Others are realizing they won’t get an offer over listing price on-demand like they could last year.
“Buyers are backing off due to rising housing costs and sellers are holding back because they realize they won’t get the bidding war they would have gotten six months ago,” said Redfin Deputy Chief Economist Taylor Marr.
“The good news is this is bringing balance to the market. If mortgage rates resume their downward trajectory, more buyers and sellers could get back in the game.”
But housing supply is still increasing overall, indicating that homebuyers are still backing out of the market at a higher rate than sellers.
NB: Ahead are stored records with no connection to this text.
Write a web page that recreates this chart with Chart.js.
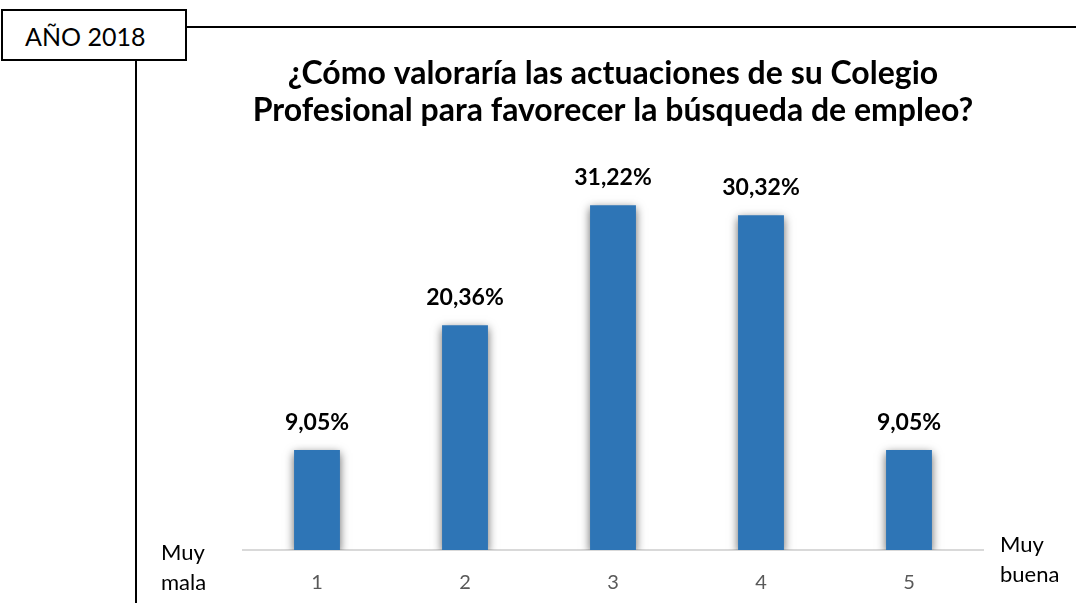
<!DOCTYPE html>
<html>
<head>
<meta charset="utf-8">
<script src="https://cdn.jsdelivr.net/npm/chart.js@4.4.1/dist/chart.umd.min.js"></script>
<style>
  html, body { margin: 0; padding: 0; background: #fff; }
  #wrap { position: relative; width: 1076px; height: 603px; overflow: hidden; font-family: Lato, sans-serif; }
  #myChart { position: absolute; left: 0; top: 0; }
  .year { position: absolute; left: 1px; top: 9px; width: 160px; height: 48px; padding-left: 22px; border: 2px solid #000; box-sizing: content-box;
          font-size: 25px; line-height: 50px; text-align: left; color: #000; background: #fff; }
  .hline { position: absolute; left: 185px; top: 26px; width: 891px; height: 2px; background: #000; }
  .vline { position: absolute; left: 135px; top: 60px; width: 2px; height: 543px; background: #000; }
  .side { position: absolute; font-size: 22px; line-height: 30px; color: #000; }
</style>
</head>
<body>
<div id="wrap">
  <canvas id="myChart" width="1076" height="603"></canvas>
  <div class="hline"></div>
  <div class="vline"></div>
  <div class="year">AÑO 2018</div>
  <div class="side" style="left:161px; top:537px;">Muy<br>mala</div>
  <div class="side" style="left:1000px; top:529px;">Muy<br>buena</div>
</div>
<script>
const ctx = document.getElementById('myChart');

const categories = ['1', '2', '3', '4', '5']
const values = [9.05, 20.36, 31.22, 30.32, 9.05]
const titleLines = ['¿Cómo valoraría las actuaciones de su Colegio', 'Profesional para favorecer la búsqueda de empleo?']

// soft shadow round each bar
const barShadow = {
    id: 'barShadow',
    beforeDatasetDraw(chart) {
        const c = chart.ctx
        c.save()
        c.shadowColor = 'rgba(0, 0, 0, 0.6)'
        c.shadowBlur = 9
        c.shadowOffsetY = 3
    },
    afterDatasetDraw(chart) {
        chart.ctx.restore()
    }
}

// percentage written above each bar
const valueLabels = {
    id: 'valueLabels',
    afterDatasetsDraw(chart) {
        const c = chart.ctx
        const meta = chart.getDatasetMeta(0)
        c.save()
        c.font = 'bold 23px Lato'
        c.fillStyle = '#000'
        c.textAlign = 'center'
        c.textBaseline = 'middle'
        meta.data.forEach((bar, i) => {
            const txt = values[i].toFixed(2).replace('.', ',') + '%'
            c.fillText(txt, bar.x, bar.y - 28)
        })
        c.restore()
    }
}

new Chart(ctx, {
    type: 'bar',
    data: {
        labels: categories,
        datasets: [{
            data: values,
            backgroundColor: '#2E75B6',
            borderWidth: 0,
            barPercentage: 0.31,
            categoryPercentage: 1
        }]
    },
    options: {
        responsive: false,
        animation: false,
        layout: {
            padding: { left: 243, right: 93, top: 0, bottom: 9 }
        },
        plugins: {
            legend: { display: false },
            tooltip: { enabled: false },
            title: {
                display: true,
                text: titleLines,
                color: '#000',
                font: { family: 'Lato', size: 32, weight: 'bold', lineHeight: 1.15 },
                padding: { top: 55, bottom: 35 }
            }
        },
        scales: {
            x: {
                grid: { display: false, drawTicks: false },
                border: { display: true, color: '#D9D9D9', width: 2 },
                ticks: { color: '#595959', font: { family: 'Lato', size: 20 }, padding: 21 },
                afterFit(scale) { scale.height = 44 }
            },
            y: {
                display: false,
                min: 0,
                max: 35
            }
        }
    },
    plugins: [barShadow, valueLabels]
});
</script>
</body>
</html>
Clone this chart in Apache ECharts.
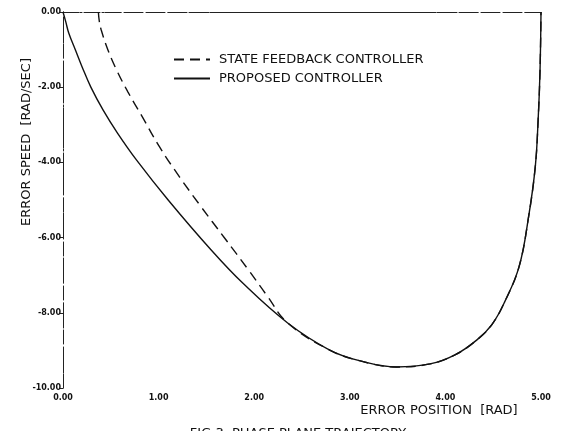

The number of homes for sale increased 4% YOY.
Pending home sales are also down 16% YOY, and fewer people searched for “homes for sale” on Google In July. Searches during the week ending August 6 were down 23% from the same time last year, but up 12% from late May.
Buyers are tepidly making their way back to the market as well as home price appreciation begins to slow and bidding wars cool off. Redfin’s Homebuyer Demand Index was down 9% YOY during the week ending August 7, but is up 17% from the end of June.
The median home sale price was $379,089, up 8% YOY but down 4.1% from their June high of $395,500.
The monthly mortgage payment on a median asking price home hit $2,290, however, up 37% YOY and down only slightly from its June peak of $2,464.
Sellers need to realign their expectations of the housing market now that many potential buyers have been pushed out by rising prices.
“Sellers could do no wrong over the past two years and have become overconfident. They could take the price their neighbor just got, bump it up 5%, and still have a line out the door. But with the surge in mortgage rates, those days are over,” James McGrath, a real estate broker and co-founder of New York-based real estate brokerage Yoreevo, told Realtor Magazine.
“Only after sitting on the market for a few months do they acknowledge their expectations may need to come down.”